Therese Meyer says she witnessed a baby's burial in the grounds of the institution as An Coimisiún Pleanála upheld permission for a major housing development despite ongoing concerns about burial site
Woman born in Bessborough recalls seeing baby buried on grounds of mother and baby home

Therese Meyer, inset, said the Government must step in, compulsorily purchase the Bessborough site, and order a forensic examination of the grounds.

A woman who was born in Bessborough in the 1950s has said she remembers seeing a baby’s body being buried in the grounds of the mother and baby home.

Last week, An Coimisiún Pleanála substantially upheld Cork City Council’s decision to grant planning for apartments at Bessborough, allowing for the building of 106 homes, despite concerns that the bodies of hundreds of missing children could be buried there.

Therese ‘Terry’ Meyer, who is the president of the New York State Ladies Ancient Order of Hibernians, spent her first four years in Bessborough, where she claims she witnessed an illegal burial.

Ms Meyer said she and a little boy had run off, towards the folly by the nuns’ graveyard.

“We saw a baby being buried, and we got the literal you-know-what beaten out of us because we were in an area we weren’t supposed to be in,” she said.

“I kept saying, ‘What is that?’ When you’re that little, you don’t understand what’s going on all the time, and they said, ‘Oh, it’s just a doll’.” 

She said she had no idea what a doll was: “The only toy I had was a plastic horse. That was my toy.”

Therese ‘Terry’ Meyer, who is the president of the New York State Ladies Ancient Order of Hibernians, spent her first four years in Bessborough, where she claims she witnessed an illegal burial.
Therese ‘Terry’ Meyer, who is the president of the New York State Ladies Ancient Order of Hibernians, spent her first four years in Bessborough, where she claims she witnessed an illegal burial.

The area in which Ms Meyer says she saw a burial is not currently earmarked for development, but she and other survivors say children’s bodies could have been buried anywhere on what was then a 200-acre estate, and now consists of 60 undeveloped acres.

In 2021, the Mother and Baby Homes Commission of Investigation found that of 923 Bessborough infant deaths, burial records existed for only 64. It concluded it was “highly likely” that some of the missing 859 children were buried on the institution’s grounds.

Now close to 70, Ms Meyer says she has vivid and disturbing memories of her time in the mother and baby institution, which was operated by the Sisters of the Sacred Hearts of Jesus and Mary between 1922 and 1998.

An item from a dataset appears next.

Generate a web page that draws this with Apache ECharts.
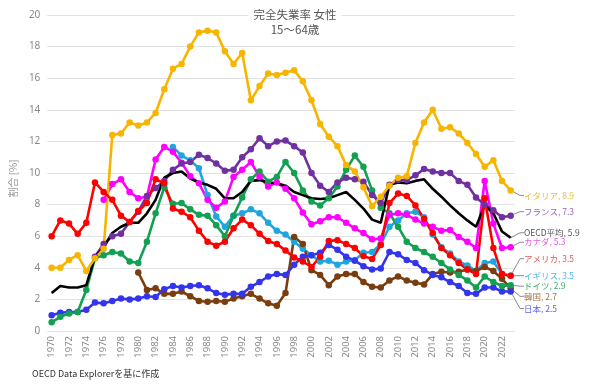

“We were told every day we were the devil’s spawn; we weren’t worth anything. Many a time, you were slapped, you were hit,” she said.

“We were never given any type of warmth. I know some of the mothers who were there wanted to just give a hug or give a warm touch, but they were not allowed to do that.”

Although adopted by a kind American couple who she says became her “real parents”, Ms Meyer said she has struggled all her life with low self-esteem. “It was drummed and beaten into you, that you were worthless,” she said.

She and her husband have been married 43 years. They have four daughters, two of whom she says are in heaven, and two young grandchildren.

“God bless my husband, he’s had to put up with my ups and my downs, but he could never figure out why I would wake up screaming, and I just never said why, but it was because I was remembering and reliving.” 

 In 1999 Ms Meyer met her birth mother, but, she said: “Not all reunions are happy reunions”.

With the way now clear for building on what she calls “sacred ground, holy ground”, Ms Meyer said the Government must step in, compulsorily purchase the Bessborough site, and order a forensic examination of the grounds.

“We have to find them,” she said.

“Those babies count. They were human beings. They were children of God. They were somebody’s daughter or son. They mattered. They matter.”